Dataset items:
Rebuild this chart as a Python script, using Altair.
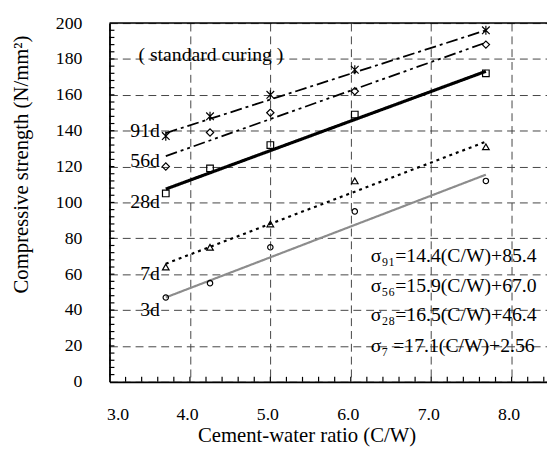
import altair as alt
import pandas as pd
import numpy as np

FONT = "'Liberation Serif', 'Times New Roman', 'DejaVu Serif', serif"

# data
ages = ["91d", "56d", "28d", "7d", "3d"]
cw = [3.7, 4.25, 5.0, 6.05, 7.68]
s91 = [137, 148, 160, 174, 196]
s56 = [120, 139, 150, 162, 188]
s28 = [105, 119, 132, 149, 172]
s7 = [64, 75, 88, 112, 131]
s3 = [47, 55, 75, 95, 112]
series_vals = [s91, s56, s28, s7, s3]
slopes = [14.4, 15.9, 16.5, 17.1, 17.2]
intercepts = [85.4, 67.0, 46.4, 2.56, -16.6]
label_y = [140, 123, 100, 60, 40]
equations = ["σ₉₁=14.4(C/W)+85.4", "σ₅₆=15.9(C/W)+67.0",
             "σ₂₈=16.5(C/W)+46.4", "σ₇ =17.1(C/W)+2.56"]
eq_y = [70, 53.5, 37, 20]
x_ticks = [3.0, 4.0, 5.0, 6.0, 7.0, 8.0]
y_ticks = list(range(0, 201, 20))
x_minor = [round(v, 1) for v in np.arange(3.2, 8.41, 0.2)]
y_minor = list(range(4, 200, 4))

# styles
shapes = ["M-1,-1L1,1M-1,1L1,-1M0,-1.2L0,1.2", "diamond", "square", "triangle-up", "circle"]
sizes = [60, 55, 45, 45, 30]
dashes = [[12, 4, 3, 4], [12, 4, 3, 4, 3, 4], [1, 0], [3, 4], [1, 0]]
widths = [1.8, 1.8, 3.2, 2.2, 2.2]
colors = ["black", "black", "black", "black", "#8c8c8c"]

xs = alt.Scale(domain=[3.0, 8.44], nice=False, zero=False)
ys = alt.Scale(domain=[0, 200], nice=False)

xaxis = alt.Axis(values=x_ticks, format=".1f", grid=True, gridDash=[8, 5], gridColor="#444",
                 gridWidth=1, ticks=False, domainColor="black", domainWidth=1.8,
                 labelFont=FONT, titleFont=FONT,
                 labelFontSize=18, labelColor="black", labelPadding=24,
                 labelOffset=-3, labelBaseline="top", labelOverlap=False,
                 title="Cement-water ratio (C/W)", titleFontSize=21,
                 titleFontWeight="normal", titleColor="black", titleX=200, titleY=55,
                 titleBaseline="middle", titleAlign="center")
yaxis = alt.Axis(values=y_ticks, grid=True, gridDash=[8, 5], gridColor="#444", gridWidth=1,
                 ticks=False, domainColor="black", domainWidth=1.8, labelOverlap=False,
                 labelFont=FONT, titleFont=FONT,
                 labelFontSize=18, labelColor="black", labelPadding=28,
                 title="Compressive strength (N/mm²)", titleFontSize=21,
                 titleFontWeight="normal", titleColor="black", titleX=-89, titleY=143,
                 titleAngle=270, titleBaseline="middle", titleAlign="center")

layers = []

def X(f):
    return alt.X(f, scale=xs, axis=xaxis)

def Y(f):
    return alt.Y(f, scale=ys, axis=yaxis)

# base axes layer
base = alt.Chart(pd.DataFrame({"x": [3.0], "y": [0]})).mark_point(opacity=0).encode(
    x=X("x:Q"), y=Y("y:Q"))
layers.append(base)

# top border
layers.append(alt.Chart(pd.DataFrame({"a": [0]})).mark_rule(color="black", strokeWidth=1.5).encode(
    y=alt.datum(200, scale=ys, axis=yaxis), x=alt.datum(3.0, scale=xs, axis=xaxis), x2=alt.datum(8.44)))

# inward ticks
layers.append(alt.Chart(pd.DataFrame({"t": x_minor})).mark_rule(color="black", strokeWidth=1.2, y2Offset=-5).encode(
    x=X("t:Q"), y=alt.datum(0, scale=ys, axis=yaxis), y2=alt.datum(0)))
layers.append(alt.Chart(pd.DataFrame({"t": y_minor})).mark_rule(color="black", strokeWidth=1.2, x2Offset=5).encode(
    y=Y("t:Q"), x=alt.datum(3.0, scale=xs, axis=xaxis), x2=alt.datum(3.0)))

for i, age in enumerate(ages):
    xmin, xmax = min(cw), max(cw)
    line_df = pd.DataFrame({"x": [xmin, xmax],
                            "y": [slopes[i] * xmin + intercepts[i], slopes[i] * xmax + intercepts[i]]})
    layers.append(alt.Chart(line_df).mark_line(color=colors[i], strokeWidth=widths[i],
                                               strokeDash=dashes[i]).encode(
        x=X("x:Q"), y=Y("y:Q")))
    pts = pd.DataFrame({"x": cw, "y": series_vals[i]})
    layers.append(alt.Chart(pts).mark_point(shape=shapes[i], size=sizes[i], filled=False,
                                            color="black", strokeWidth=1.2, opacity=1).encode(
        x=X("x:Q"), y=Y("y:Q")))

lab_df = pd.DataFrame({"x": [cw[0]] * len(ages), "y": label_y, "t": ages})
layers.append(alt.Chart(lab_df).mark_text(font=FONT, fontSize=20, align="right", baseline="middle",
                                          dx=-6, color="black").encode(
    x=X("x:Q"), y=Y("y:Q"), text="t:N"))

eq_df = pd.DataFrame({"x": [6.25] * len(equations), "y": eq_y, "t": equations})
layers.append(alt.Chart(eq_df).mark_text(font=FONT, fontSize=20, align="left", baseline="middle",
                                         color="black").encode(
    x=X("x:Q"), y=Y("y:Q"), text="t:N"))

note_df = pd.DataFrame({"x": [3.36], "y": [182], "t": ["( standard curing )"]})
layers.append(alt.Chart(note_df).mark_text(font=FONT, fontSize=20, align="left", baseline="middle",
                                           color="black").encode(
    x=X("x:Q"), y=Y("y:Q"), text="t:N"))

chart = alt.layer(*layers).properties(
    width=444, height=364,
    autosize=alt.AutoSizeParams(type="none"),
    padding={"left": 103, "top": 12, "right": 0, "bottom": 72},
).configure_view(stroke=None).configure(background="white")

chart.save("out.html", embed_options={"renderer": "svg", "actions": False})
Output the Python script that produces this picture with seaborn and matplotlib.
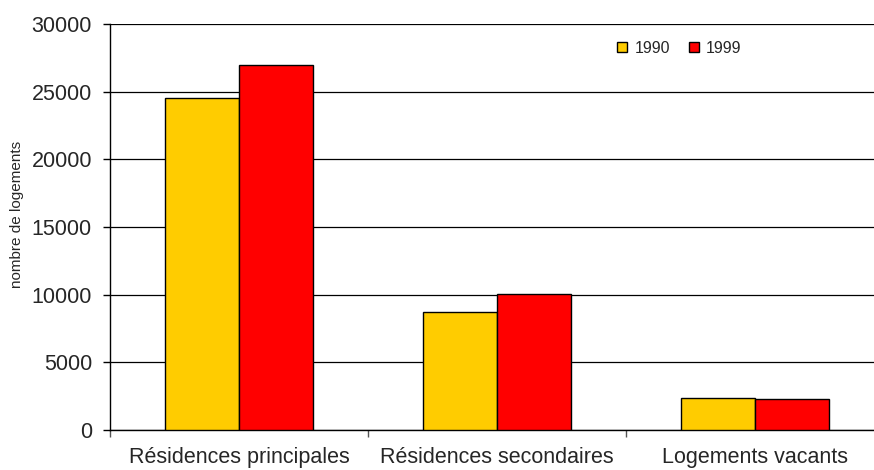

* **Task objective**
Repeat the material above in full and exactly, apart from the pictures.

* **Expected answer**
Rebuild this chart as a Python script, using Altair.
import altair as alt
import pandas as pd
import numpy as np

FONT = "'Liberation Serif', 'Times New Roman', 'DejaVu Serif', serif"

# data
ages = ["91d", "56d", "28d", "7d", "3d"]
cw = [3.7, 4.25, 5.0, 6.05, 7.68]
s91 = [137, 148, 160, 174, 196]
s56 = [120, 139, 150, 162, 188]
s28 = [105, 119, 132, 149, 172]
s7 = [64, 75, 88, 112, 131]
s3 = [47, 55, 75, 95, 112]
series_vals = [s91, s56, s28, s7, s3]
slopes = [14.4, 15.9, 16.5, 17.1, 17.2]
intercepts = [85.4, 67.0, 46.4, 2.56, -16.6]
label_y = [140, 123, 100, 60, 40]
equations = ["σ₉₁=14.4(C/W)+85.4", "σ₅₆=15.9(C/W)+67.0",
             "σ₂₈=16.5(C/W)+46.4", "σ₇ =17.1(C/W)+2.56"]
eq_y = [70, 53.5, 37, 20]
x_ticks = [3.0, 4.0, 5.0, 6.0, 7.0, 8.0]
y_ticks = list(range(0, 201, 20))
x_minor = [round(v, 1) for v in np.arange(3.2, 8.41, 0.2)]
y_minor = list(range(4, 200, 4))

# styles
shapes = ["M-1,-1L1,1M-1,1L1,-1M0,-1.2L0,1.2", "diamond", "square", "triangle-up", "circle"]
sizes = [60, 55, 45, 45, 30]
dashes = [[12, 4, 3, 4], [12, 4, 3, 4, 3, 4], [1, 0], [3, 4], [1, 0]]
widths = [1.8, 1.8, 3.2, 2.2, 2.2]
colors = ["black", "black", "black", "black", "#8c8c8c"]

xs = alt.Scale(domain=[3.0, 8.44], nice=False, zero=False)
ys = alt.Scale(domain=[0, 200], nice=False)

xaxis = alt.Axis(values=x_ticks, format=".1f", grid=True, gridDash=[8, 5], gridColor="#444",
                 gridWidth=1, ticks=False, domainColor="black", domainWidth=1.8,
                 labelFont=FONT, titleFont=FONT,
                 labelFontSize=18, labelColor="black", labelPadding=24,
                 labelOffset=-3, labelBaseline="top", labelOverlap=False,
                 title="Cement-water ratio (C/W)", titleFontSize=21,
                 titleFontWeight="normal", titleColor="black", titleX=200, titleY=55,
                 titleBaseline="middle", titleAlign="center")
yaxis = alt.Axis(values=y_ticks, grid=True, gridDash=[8, 5], gridColor="#444", gridWidth=1,
                 ticks=False, domainColor="black", domainWidth=1.8, labelOverlap=False,
                 labelFont=FONT, titleFont=FONT,
                 labelFontSize=18, labelColor="black", labelPadding=28,
                 title="Compressive strength (N/mm²)", titleFontSize=21,
                 titleFontWeight="normal", titleColor="black", titleX=-89, titleY=143,
                 titleAngle=270, titleBaseline="middle", titleAlign="center")

layers = []

def X(f):
    return alt.X(f, scale=xs, axis=xaxis)

def Y(f):
    return alt.Y(f, scale=ys, axis=yaxis)

# base axes layer
base = alt.Chart(pd.DataFrame({"x": [3.0], "y": [0]})).mark_point(opacity=0).encode(
    x=X("x:Q"), y=Y("y:Q"))
layers.append(base)

# top border
layers.append(alt.Chart(pd.DataFrame({"a": [0]})).mark_rule(color="black", strokeWidth=1.5).encode(
    y=alt.datum(200, scale=ys, axis=yaxis), x=alt.datum(3.0, scale=xs, axis=xaxis), x2=alt.datum(8.44)))

# inward ticks
layers.append(alt.Chart(pd.DataFrame({"t": x_minor})).mark_rule(color="black", strokeWidth=1.2, y2Offset=-5).encode(
    x=X("t:Q"), y=alt.datum(0, scale=ys, axis=yaxis), y2=alt.datum(0)))
layers.append(alt.Chart(pd.DataFrame({"t": y_minor})).mark_rule(color="black", strokeWidth=1.2, x2Offset=5).encode(
    y=Y("t:Q"), x=alt.datum(3.0, scale=xs, axis=xaxis), x2=alt.datum(3.0)))

for i, age in enumerate(ages):
    xmin, xmax = min(cw), max(cw)
    line_df = pd.DataFrame({"x": [xmin, xmax],
                            "y": [slopes[i] * xmin + intercepts[i], slopes[i] * xmax + intercepts[i]]})
    layers.append(alt.Chart(line_df).mark_line(color=colors[i], strokeWidth=widths[i],
                                               strokeDash=dashes[i]).encode(
        x=X("x:Q"), y=Y("y:Q")))
    pts = pd.DataFrame({"x": cw, "y": series_vals[i]})
    layers.append(alt.Chart(pts).mark_point(shape=shapes[i], size=sizes[i], filled=False,
                                            color="black", strokeWidth=1.2, opacity=1).encode(
        x=X("x:Q"), y=Y("y:Q")))

lab_df = pd.DataFrame({"x": [cw[0]] * len(ages), "y": label_y, "t": ages})
layers.append(alt.Chart(lab_df).mark_text(font=FONT, fontSize=20, align="right", baseline="middle",
                                          dx=-6, color="black").encode(
    x=X("x:Q"), y=Y("y:Q"), text="t:N"))

eq_df = pd.DataFrame({"x": [6.25] * len(equations), "y": eq_y, "t": equations})
layers.append(alt.Chart(eq_df).mark_text(font=FONT, fontSize=20, align="left", baseline="middle",
                                         color="black").encode(
    x=X("x:Q"), y=Y("y:Q"), text="t:N"))

note_df = pd.DataFrame({"x": [3.36], "y": [182], "t": ["( standard curing )"]})
layers.append(alt.Chart(note_df).mark_text(font=FONT, fontSize=20, align="left", baseline="middle",
                                           color="black").encode(
    x=X("x:Q"), y=Y("y:Q"), text="t:N"))

chart = alt.layer(*layers).properties(
    width=444, height=364,
    autosize=alt.AutoSizeParams(type="none"),
    padding={"left": 103, "top": 12, "right": 0, "bottom": 72},
).configure_view(stroke=None).configure(background="white")

chart.save("out.html", embed_options={"renderer": "svg", "actions": False})
Output the Python script that produces this picture with seaborn and matplotlib.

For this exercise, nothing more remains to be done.